Indian scientists spot rare plant with potential anti-cancer properties

Bengaluru: A team of plant geneticists have discovered a rare plant in the Western Ghats, which could open up possibilities of treatment of cancer.

The plant with botanical name Miquelia dentate Bedd (Family: Icaciaceae) is a small climbing shrub producing anti-cancer alkaloid – Camptothecine (CPT).It occurs sparsely in Madikery Forests in Kodagu in Karnataka.

Camptothecine is an important anti-cancer compound extracted from several plant species belonging to Asterid Clade. It is a potent inhibitor of the intra-nuclear enzyme topoisomerase-I, which is required in DNA replication and transcription.

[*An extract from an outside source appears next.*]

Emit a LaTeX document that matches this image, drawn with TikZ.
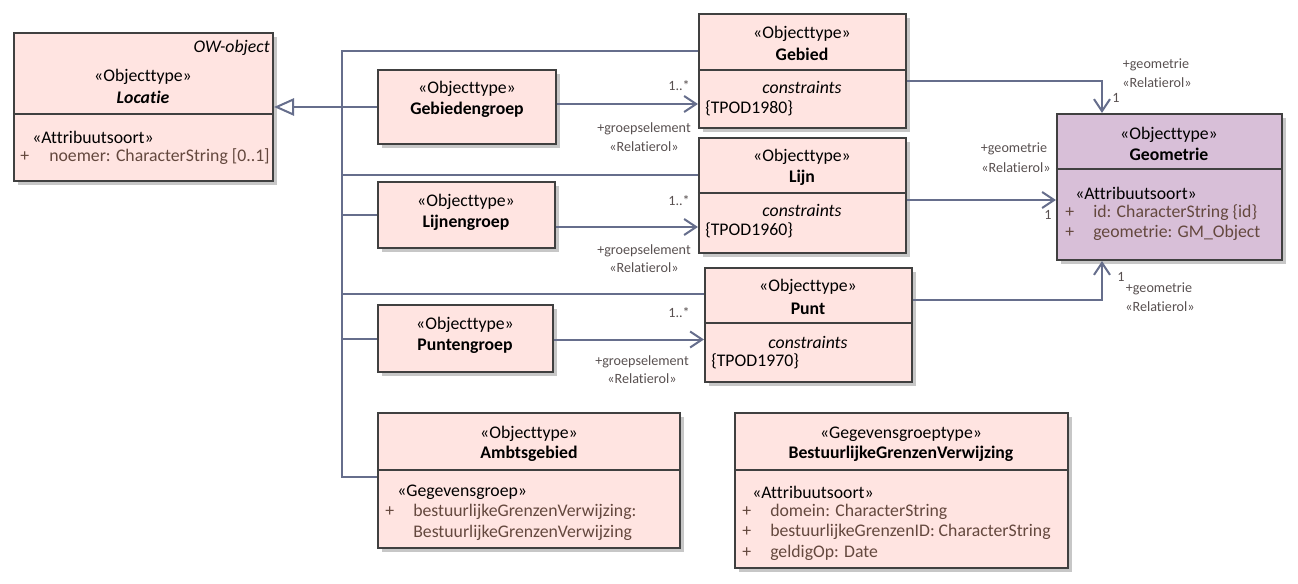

Several semi-synthetic drugs such as Hycamtin (topotecan) and Camptostar (irinotecan or CPT 11) are derived from CPT and are currently in clinical use against Ovarian, Small Lung and Refractory Ovarian cancer.

The team of scientists from the Ashoka Trust for Research in Ecology and Environment and the University of Agricultural Sciences in Bengaluru and Dharward who found the plant, is now working on its commercial cultivation.

“We plan to introduce this plant in coffee plantations and in arecanut gardens. We have been doing some experiments in this regard with some of the planters in collaboration with Forestry College Sirsi as well as University of Agricultural Sciences, Bengaluru,” Dr. G. Ravikanth, one of the lead authors of the research paper told the Indian Science Journal in an interview.

He added, “The challenge however is to mass multiply this plant.”

The research paper has been published in the Indian Journal on Biotechnology in its latest edition.

“Our aim is to see that we (India) also produce in Campthothecin both for our own use as well as for the global market,” said Dr. Ravikanth, who is a Fellow at Suri Sehgal Centre for Biodiversity and Conservation under the Ashoka Trust for Research in Ecology and Environment.

Several plant species producing CPT have been found in India. But the demand for CPT has resulted in extensive felling of the woody trees and plants like Nothapodytes nimmoniana, which is now on the verge of extinction and declared vulnerable.